Prerequisites: BSTA 402
BSTA 404 Data Architecture, Mining, and Linkage 3 Credits
This course will focus on collecting, storing, and formatting data for use in population health data analysis. Students will learn fundamental concepts and best practices for working with data, how to use Python to scrape the internet for data related to population health and learn how to link a diverse set of data together to test novel hypotheses students themselves pose during class.
BSTA 405 Survey Sampling Methods 3 Credits
In this course, students are introduced to key concepts such as sampling theory, questionnaire design, survey planning, questions ordering, sources of errors, types of bias in surveys , and sampling from finite vs. infinite populations. Furthermore, students will explore sampling designs including simple random sampling, stratified and systematic sampling, and cluster sampling. Students will explore concepts like design effects and implement methods to conduct power and sample size calculations for different population parameters in different sampling designs using standard/free software.
Prerequisites: BSTA 402
BSTA 409 Outbreak Science & Public Health Forecasting I 3 Credits
This course aims to introduce students to models that describe the spread of a pathogen through a population, and how models can support public health decisions. The course will be split into four parts: (i) the factors that motivate public health actions, (ii) epidemic models such as the Reed-Frost and SIR, (iii) statistical time series and forecasts, (ii) a focus on ensemble building. Students will be expected to complete mathematical/statistical exercises and write code that simulates infectious processes.
BSTA 410 (CSE 410) Assistive Technologies 3 Credits
This class will introduce typical challenges faced by persons with disabilities and the role of assistive technologies (ATs) in solving such challenges. The class will examine opportunities presented by recent advances in mobile and AI technologies. Working in groups, each student will be expected to acquire and apply relevant skills in designing AT solutions. The class can be taken by students with diverse backgrounds including the following: community and population health, social and behavioral sciences, business, engineering and computer science.

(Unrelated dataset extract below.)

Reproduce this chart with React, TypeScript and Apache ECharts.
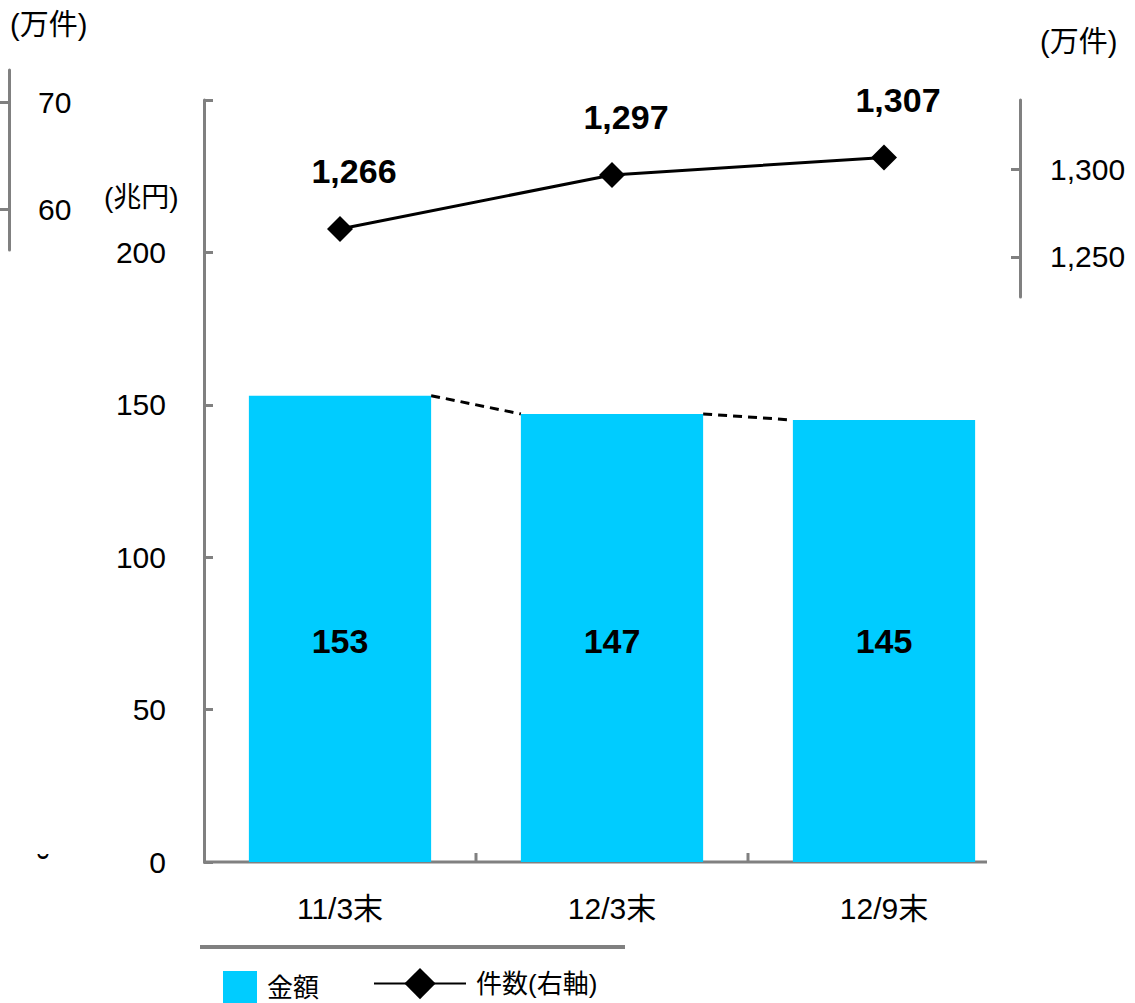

BSTA 420 (CGH 420, POPH 420, PUBH 420) Independent Study or Research in Biostatistics 1-4 Credits
This course can be directed readings or research in Biostatistics or an experiential learning experience that puts student's understanding of Biostatistics into practice. Department permission required.
Repeat Status: Course may be repeated.
BSTA 450 Special Topics in Biostatistics 3 Credits
In this course, students will engage in an intensive exploration of a topic of special interest that is not covered in other courses. Topics addressed will be at an advanced level.
Repeat Status: Course may be repeated.